# Problem description
Everything from the first line of the data below through the line that contains "1.75, 2.00, 2.25]" should be written out exactly, please, and nothing more; the pictures stay out.

# Data segment

★ ★ ★ ★ ★

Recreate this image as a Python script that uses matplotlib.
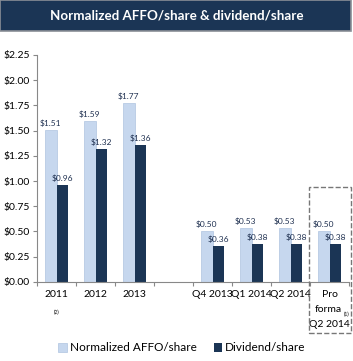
import numpy as np
import matplotlib.pyplot as plt
from matplotlib.patches import Rectangle

# Data
categories = ['2011', '2012', '2013', '', 'Q4 2013', 'Q1 2014', 'Q2 2014', 'Pro\nforma\nQ2 2014']
affo = [1.51, 1.59, 1.77, None, 0.50, 0.53, 0.53, 0.50]
dividend = [0.96, 1.32, 1.36, None, 0.36, 0.38, 0.38, 0.38]
y_ticks = [0.00, 0.25, 0.50, 0.75, 1.00, 1.25, 1.50, 1.75, 2.00, 2.25]

light = '#C6D7EE'
dark = '#1B3555'
plt.rcParams['font.family'] = ['Lato', 'DejaVu Sans']

fig = plt.figure(figsize=(3.53, 3.61), dpi=100)

# title bar
fig.patches.append(Rectangle((0, 0.915), 0.995, 0.085, transform=fig.transFigure,
                             facecolor=dark, edgecolor='#8A8F96', linewidth=1.2))
fig.text(0.5, 0.957, 'Normalized AFFO/share & dividend/share', color='white',
         fontsize=9.6, fontweight='bold', ha='center', va='center')

ax = fig.add_axes([0.105, 0.219, 0.884, 0.629])
x = np.arange(len(categories))
w = 0.3
for i in range(len(categories)):
    if affo[i] is None:
        continue
    ax.bar(x[i] - w / 2, affo[i], w, color=light, edgecolor='#AFC4E0', linewidth=0.5)
    ax.bar(x[i] + w / 2, dividend[i], w, color=dark)
    ax.text(x[i] - w / 2, affo[i] + 0.03, '$%.2f' % affo[i], ha='center', va='bottom',
            fontsize=6, color='#1F3050')
    ax.text(x[i] + w / 2, dividend[i] + 0.03, '$%.2f' % dividend[i], ha='center', va='bottom',
            fontsize=6, color='#1F3050')

ax.set_xlim(-0.5, len(categories) - 0.5)
ax.set_ylim(0, 2.25)
ax.set_yticks(y_ticks)
ax.set_yticklabels(['$%.2f' % v for v in y_ticks], fontsize=7.5)
ax.set_xticks(np.arange(len(categories) + 1) - 0.5)
ax.set_xticklabels([])
ax.tick_params(axis='x', length=3, color='#888888')
ax.tick_params(axis='y', length=3, color='#888888', pad=2)

# category labels
for i, c in enumerate(categories[:-1]):
    if c:
        ax.text(x[i], -0.08, c, ha='center', va='top', fontsize=7.5)
pro_lines = categories[-1].split('\n')
ax.text(x[7], -0.08, pro_lines[0], ha='center', va='top', fontsize=7.5)
ax.text(x[7] - 0.04, -0.23, pro_lines[1], ha='center', va='top', fontsize=7.5)
ax.text(x[7], -0.38, pro_lines[2], ha='center', va='top', fontsize=7.5)
ax.text(x[7] + 0.44, -0.30, '(1)', ha='center', va='top', fontsize=3.5)
ax.text(x[0], -0.28, '(2)', ha='center', va='top', fontsize=3.5)

for s in ['top', 'right']:
    ax.spines[s].set_visible(False)
ax.spines['left'].set_color('#888888')
ax.spines['bottom'].set_color('#888888')

# dashed box around pro forma
fig.patches.append(Rectangle((0.876, 0.078), 0.119, 0.404, transform=fig.transFigure,
                             fill=False, edgecolor='#777777', linestyle='--', linewidth=1))

# legend
fig.patches.append(Rectangle((0.165, 0.025), 0.025, 0.025, transform=fig.transFigure,
                             facecolor=light, edgecolor='#AFC4E0', linewidth=0.5))
fig.text(0.198, 0.037, 'Normalized AFFO/share', fontsize=8.5, va='center')
fig.patches.append(Rectangle((0.605, 0.025), 0.025, 0.025, transform=fig.transFigure,
                             facecolor=dark))
fig.text(0.638, 0.037, 'Dividend/share', fontsize=8.5, va='center')

fig.savefig('out.png', dpi=100)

★ ★ ★ ★ ★

# Final result
Recreate this image as a Python script that uses matplotlib.
import numpy as np
import matplotlib.pyplot as plt
from matplotlib.patches import Rectangle

# Data
categories = ['2011', '2012', '2013', '', 'Q4 2013', 'Q1 2014', 'Q2 2014', 'Pro\nforma\nQ2 2014']
affo = [1.51, 1.59, 1.77, None, 0.50, 0.53, 0.53, 0.50]
dividend = [0.96, 1.32, 1.36, None, 0.36, 0.38, 0.38, 0.38]
y_ticks = [0.00, 0.25, 0.50, 0.75, 1.00, 1.25, 1.50, 1.75, 2.00, 2.25]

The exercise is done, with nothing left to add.